Mission-type tactics (Auftragstaktik) have (arguably) been a central component of the tactics of German armed forces since the 19th century.
In mission-type tactics, the military commander gives their subordinate leaders a clearly defined goal (the mission), the forces needed to accomplish that goal and a time frame within which the goal must be reached. The subordinate leaders then implement the order independently. The subordinate leader is given, to a large extent, the planning initiative and a freedom in execution which allows a high-degree of flexibility at the Operational and Tactical levels of command. Mission-type Orders free the higher leadership from tactical details.
Mission type tactics assume the possibility of violating other, previously expressed limitations as a step to achieving a mission and is a concept most easily sustained in a decentralised command culture. This is quite alien to any organisation in which, at every level, a subordinate commander is only expected (and, therefore, trained) to follow detailed orders.

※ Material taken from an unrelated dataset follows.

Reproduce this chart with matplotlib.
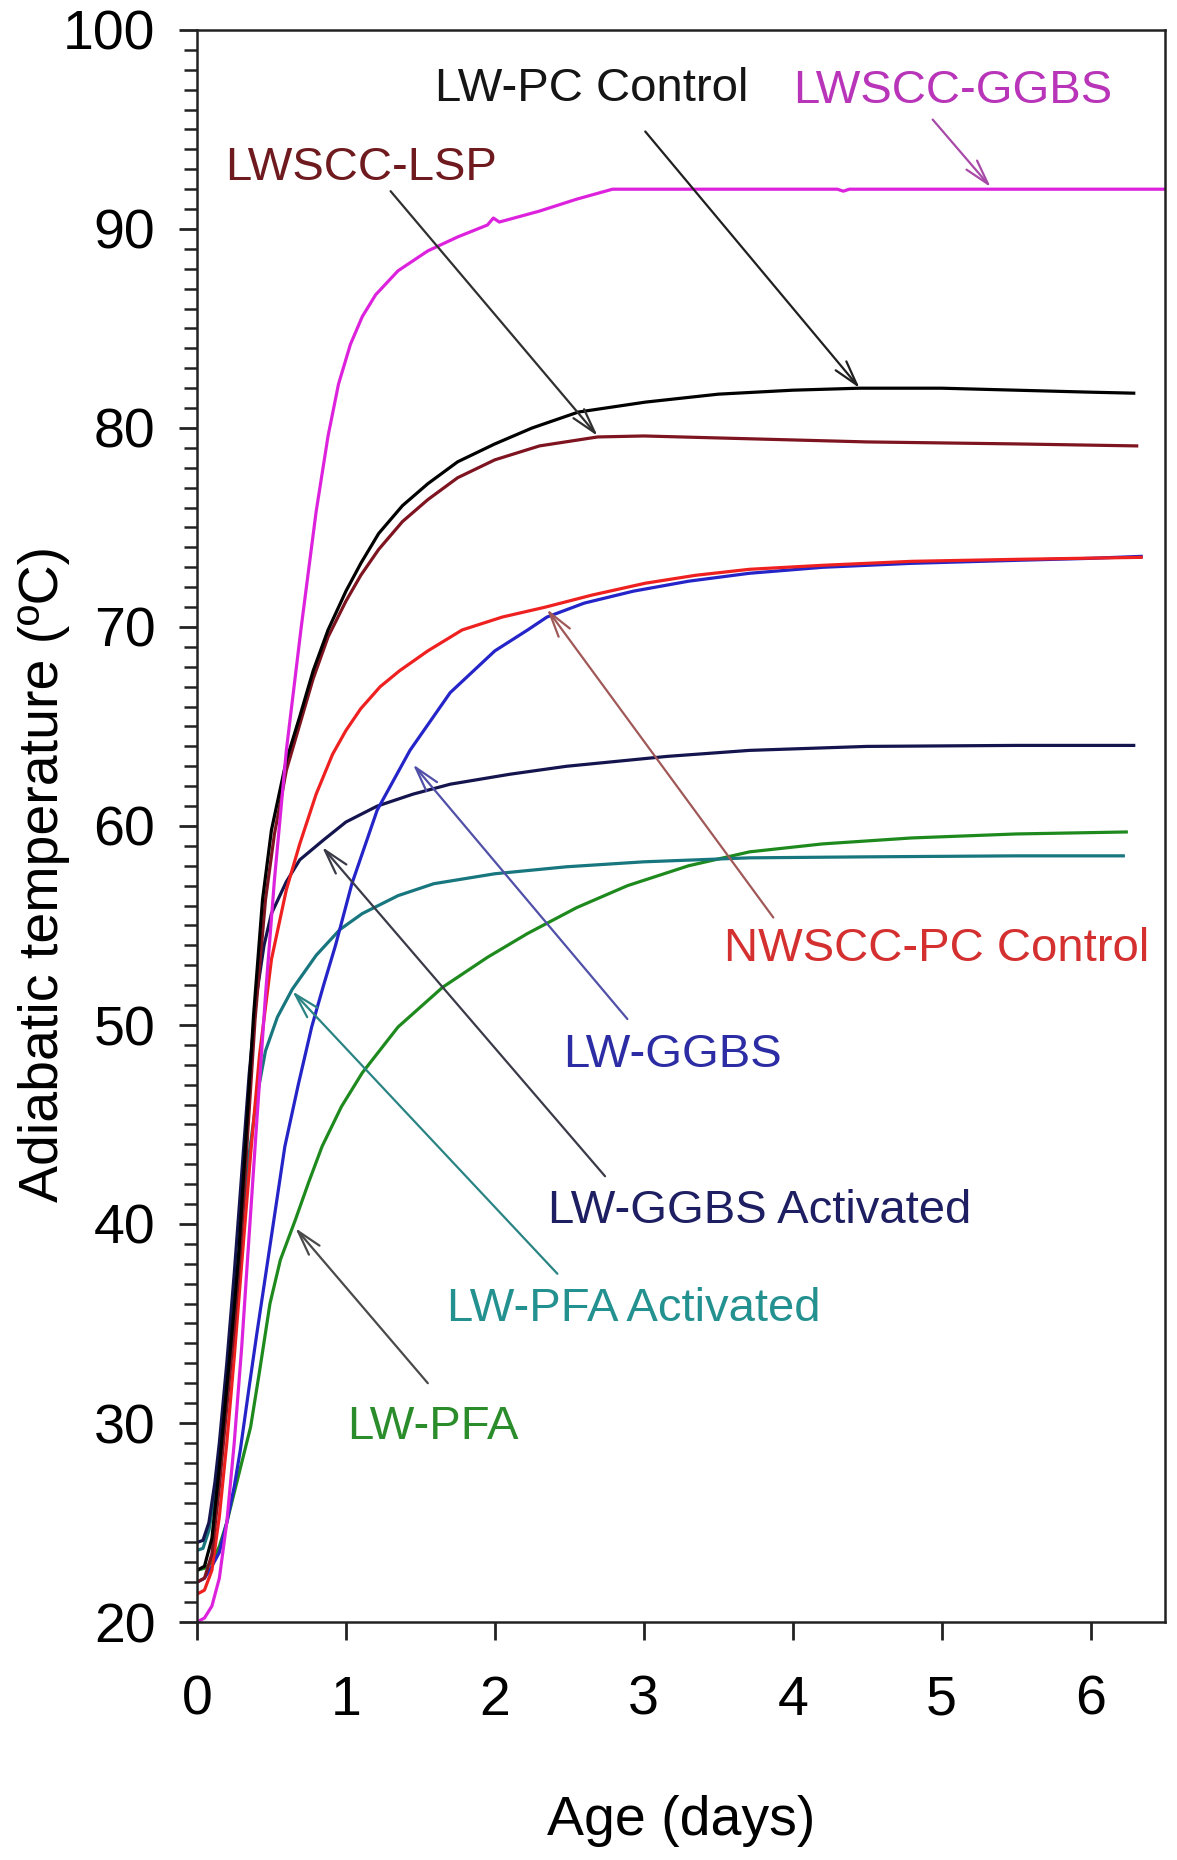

This has significant implications for any Army considering the adoption of Auftragstaktik. To clarify, the classic German approach called for every commander to be trained to function effectively at 2 levels of command above his appointment (a platoon commander would be expected to control Battalion actions, if need be - and platoon commander was - and is - an NCO appointment in the German Army).
Some would say that today, such a culture is associated only with elite units and not a whole army. Certainly few armies seem to have mastered the approach. The Wehrmacht are perhaps the most perfect example - a degree of competence achieved only after rigorous training under Hans von Seeckt between 1919 and 1935.
This style of command originates in a state (Prussia) which perceived itself as small, surrounded by enemies, and in imminent danger of destruction.
After the First World War, this monitoring, coaching and training role built a level of trust, competency and understanding across the whole 4000 strong German post-war officer corps which made a new level of excellence possible.
Excellence in this case is derived in part from the tradition of Gerhard von Scharnhorst, Carl von Clausewitz and Helmuth von Moltke and was based upon the premise that hard-and-fast rules had no place in the environment of war, which was the realm of human emotion, friction, chance and uncertainty.
Auftragstaktik encourages commanders to exhibit initiative, flexibility and improvisation while in command. In what may be seen as surprising to some, Auftragstaktik empowers commanders to disobey orders and revise their effect as long as the intent of the commander is maintained.
Effectiveness
Analysis by the US Army of the 1939 German campaign in Poland found that “The emphasis which the Germans placed on the development of leadership and initiative in commanders during years of preparatory training brought its rewards in the Polish campaign. With confidence that these principles had been properly inculcated, all commanders, from the highest to the lowest echelons, felt free to carry out their missions or meet changes in situations with a minimum of interference by higher commanders.” They recognized that “initiative, flexibility and mobility” were the essential aspects of German tactics.
The domination of the battlefield, combined with the difficulty of discerning the pattern of the attacker’s assault which uses integrated command of combined arms teams, means that conventional force strategies are rendered ineffective as the “Front seemed to disappear”.
Recent research has shown that, apart from the well known processes of “Fire, Move and Communicate”, the key success factor in US Marine Corps operations was “the recognition that the situation was not that which was expected”.